Abstract

Lincoln’s Dilemma: Blair, Sumner, and the Republican Struggle over Racism and Equality in the Civil War Era (2014) by Paul D. Escott is not your typical criminal justice monograph, but its contents are tremendously relevant to current race relations in the United States. As recent historical events like the reactions to the police shooting of Michael Brown in Ferguson, MO, and the death of Eric Garner at the hands of law enforcement in New York City, demonstrate the United States still struggles with equality and racism. Just as the belief that we live in a post-racial society hurts our understanding of contemporary politics and social issues, so too does oversimplifying the conflict that surrounded the civil war in the United States. For any readers who cling to morally unambiguous notions of Lincoln as the archetype of antislavery and equality, Escott’s historical account, like Dirck’s (2012) Abraham Lincoln and White America and Foner’s The Fiery Trial: Abraham Lincoln and American Slavery, disabuses these notions. With Lincoln’s Dilemma, Escott continues to make significant contributions to the growing body of historical work on the civil war and Lincoln.

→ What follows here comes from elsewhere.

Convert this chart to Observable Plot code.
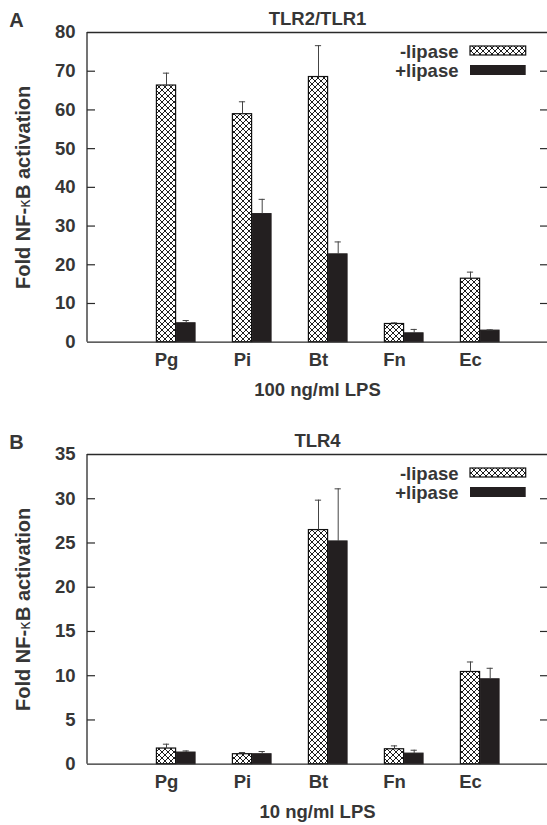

The book begins with a brief history of Lincoln’s unlikely rise from relative obscurity during the founding of the Republican Party and later his election to presidency. The Republican Party was a diverse group, whose members generally found consensus around the issues of the importance of state’s rights, the preservation of the union, and the belief that the practices of slavery should not expand. However, there were deep divisions within the party over how to address slavery and racism. The radical republicans advocated for the abolition of slavery and racial equality, while the more conservative republicans were “antislavery racists” who generally advocated for “racial separation” through colonization. As a leader, Lincoln was constantly evolving. His strong political ambition and rough around the edges sense of humor and storytelling where honed by early political failures, a difficult marriage, and personal tragedy. These adversities all contributed to Lincoln’s cool temper, willingness to withhold judgment, and shrewd political maneuvering to achieve the goal of preserving the union. Above all, Lincoln was not a static ideologue but a realist with strong democratic values.
Escott’s writing reveals the deeply conflicted nature of racial relations in the United States during the civil war period. In this context, slavery and racism were two distinct but overlapping issues, which neither the north nor the Republican Party was united on. Escott skillfully frames the conflict within the newly formed Republican Party on these issues by alternating presentations of the perspectives of two of Lincoln’s friends and advisors: Montgomery Blair, an antislavery proponent who advocated for separation of the races and colonization, and Charles Sumner, an abolitionist and advocate for equality between races. Furthermore, the political ideology of James Wilkes Booth, grounded in strong support of slavery and racist values, demonstrates the breadth of the ideological spectrum Lincoln wrestled with throughout his presidency. As a pragmatist who married into a Kentucky slaveholding family, Lincoln’s goal was to save the union and in this process negotiate the complex divisions based on the question of race within his party and dividing the north and the south.
Escott captures the incremental and pragmatic changes to Lincoln’s positions on slavery and race as history unfolds. “As a young politician, Lincoln engaged in the race-baiting and racist rhetoric that was common among Illinois politicians” (p. 18) and although he was opposed to the expansion of slavery to non-slave states, he defended southern states right to slavery. Lincoln used the Emancipation Proclamation as a political tool to try to reunite the union and allow slaveholding states to keep slavery if they rejoined the union, witnessed the accomplishments of free African Americans who fought with the union, and continuously grappled with the contradictions inherent in slavery and racism. Frederick Douglas, the African American abolitionist, understood the duality of Lincoln’s racism and desire to free the country from slavery and that it was this contradiction that allowed Lincoln to communicate with individuals on all sides of the issues and to make progress. “Though Lincoln is revered, his career is widely misunderstood, and the social context so important to Frederick Douglass’s analysis is largely forgotten” (p. 221).
Just over one hundred years after the death of Lincoln, Martin Luther King Jr. in his “Where Do We Go From Here?” speech stated that “the arc of the moral universe is long, but it bends toward Justice.” Lincoln’s life epitomized this quote, and Escott has privileged readers with a window into how “the problem of race, and the question of equal rights for African Americans” (p. 216) challenged Lincoln to move from racism toward justice. Lincoln “kept his mind open to a variety of ideas beyond those he favored at any given moment, and was capable of moving with events” (p. 208). Lincoln’s complex legacy challenges us all to be open to change and to pragmatically move toward justice. I would recommend Lincoln’s Dilemma for scholars and students in law, history, public policy, criminology, criminal justice, and political science.